Proposal 2: Strengthen Financial Incentives to Channel Capital toward ESG Value Creation
A linkage mechanism between ESG value creation and financial support shall be established, requiring financial institutions to tie corporate ESG performance to financing costs and credit quotas, offering preferential interest rates and credit tilt to enterprises delivering outstanding ESG value creation. Meanwhile, expand the coverage of green finance, guide long-term capital including insurance funds and pension funds to increase allocation to ESG value-creating enterprises, and launch an ESG investment information disclosure regime to clearly transmit value signals and channel capital into sustainable development sectors.
Proposal 3: Leverage Leading Enterprises to Build Industrial Chain ESG Value Closed Loops
Taking sectors with global competitive advantages such as new energy as breakthrough points, encourage leading enterprises to take the lead in establishing ESG value creation alliances, coordinate upstream and downstream industrial chain players to advance green production, low-carbon supply chains and resource recycling, and build a full-chain ESG value creation ecosystem. Active efforts shall be made to pursue international mutual recognition of standards, translating China’s strengths in sustainable development into global competitive advantages.

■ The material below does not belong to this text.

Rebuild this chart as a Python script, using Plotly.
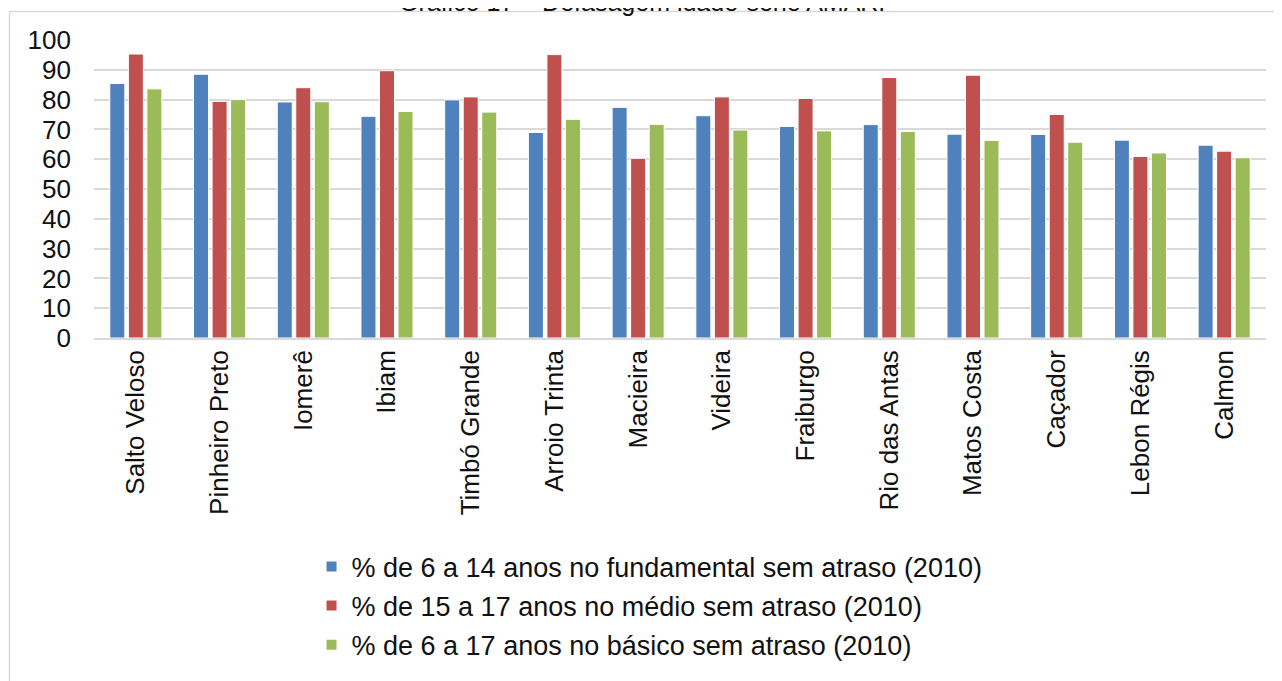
import plotly.graph_objs as go

municipios = ["Salto Veloso", "Pinheiro Preto", "Iomerê", "Ibiam", "Timbó Grande",
              "Arroio Trinta", "Macieira", "Videira", "Fraiburgo", "Rio das Antas",
              "Matos Costa", "Caçador", "Lebon Régis", "Calmon"]
fundamental = [85.4, 88.5, 79.2, 74.4, 79.9, 69.0, 77.4, 74.6, 71.0, 71.6, 68.4, 68.3, 66.4, 64.7]
medio = [95.3, 79.4, 84.0, 89.7, 80.9, 95.1, 60.3, 80.9, 80.4, 87.4, 88.2, 75.0, 60.9, 62.7]
basico = [83.6, 80.0, 79.3, 76.0, 75.8, 73.4, 71.7, 69.8, 69.5, 69.3, 66.3, 65.7, 62.1, 60.5]

nomes = ["% de 6 a 14 anos no fundamental sem atraso (2010)",
         "% de 15 a 17 anos no médio sem atraso (2010)",
         "% de 6 a 17 anos no básico sem atraso (2010)"]
cores = ["#4F81BD", "#C0504D", "#9BBB59"]

# a página tem 8px de margem no body
W, H = 1274, 673
ml, mr, mt, mb = 86, 16, 32, 343
fonte = "Arial, Liberation Sans, sans-serif"

fig = go.Figure()
for nome, vals, cor in zip(nomes, [fundamental, medio, basico], cores):
    fig.add_trace(go.Bar(x=municipios, y=vals, name=nome, legendgroup=nome,
                         marker=dict(color=cor, line=dict(color="white", width=1))))

# moldura do gráfico (cortada à direita e embaixo)
pw, ph = W - ml - mr, H - mt - mb
fx0 = (1.5 - ml) / pw
fy0 = (H - mb - 3.5) / ph
fig.add_shape(type="line", xref="paper", yref="paper", x0=fx0, x1=(W + 5 - ml) / pw,
              y0=fy0, y1=fy0, line=dict(color="#D9D9D9", width=1.5))
fig.add_shape(type="line", xref="paper", yref="paper", x0=fx0, x1=fx0,
              y0=fy0, y1=-(mb + 5) / ph, line=dict(color="#D9D9D9", width=1.5))

fig.update_layout(
    width=W, height=H,
    margin=dict(l=ml, r=mr, t=mt, b=mb),
    paper_bgcolor="white", plot_bgcolor="white",
    font=dict(family=fonte, size=26, color="#111111"),
    title=dict(text="Gráfico 17 – Defasagem idade-série AMARP", x=0.5016, xanchor="center",
               yref="container", y=1 - 3 / H, yanchor="bottom",
               font=dict(family=fonte, size=25, color="#111111")),
    barmode="group", bargap=0.336, bargroupgap=0.19,
    showlegend=True,
    legend=dict(orientation="v", x=0.474, xanchor="center", y=-0.686, yanchor="top",
                tracegroupgap=1, font=dict(size=27), itemsizing="constant"),
    xaxis=dict(tickangle=-90, showgrid=False, showline=True, linecolor="#D9D9D9",
               linewidth=1.5, ticks="", tickfont=dict(size=26)),
    yaxis=dict(range=[0, 100], dtick=10, showgrid=True, gridcolor="#D9D9D9", gridwidth=1.5,
               zeroline=False, ticks="", ticklabelstandoff=22, tickfont=dict(size=26)),
)

fig.write_html("out.html")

Proposal 4: Establish a Diversified Collaborative Support Ecosystem for Robust Safeguards
Incorporate ESG value creation into local high-quality development evaluation systems, rolling out preferential policy support for enterprises that actively participate in industrial chain ESG alliances and launch innovative pilot programs. The government shall build an inter-departmental collaborative service platform to cut corporate implementation costs. A new sustainable development landscape featuring joint construction, co-governance and shared benefits will be formed through coordinated efforts of effective government guidance, proactive corporate action and broad public participation.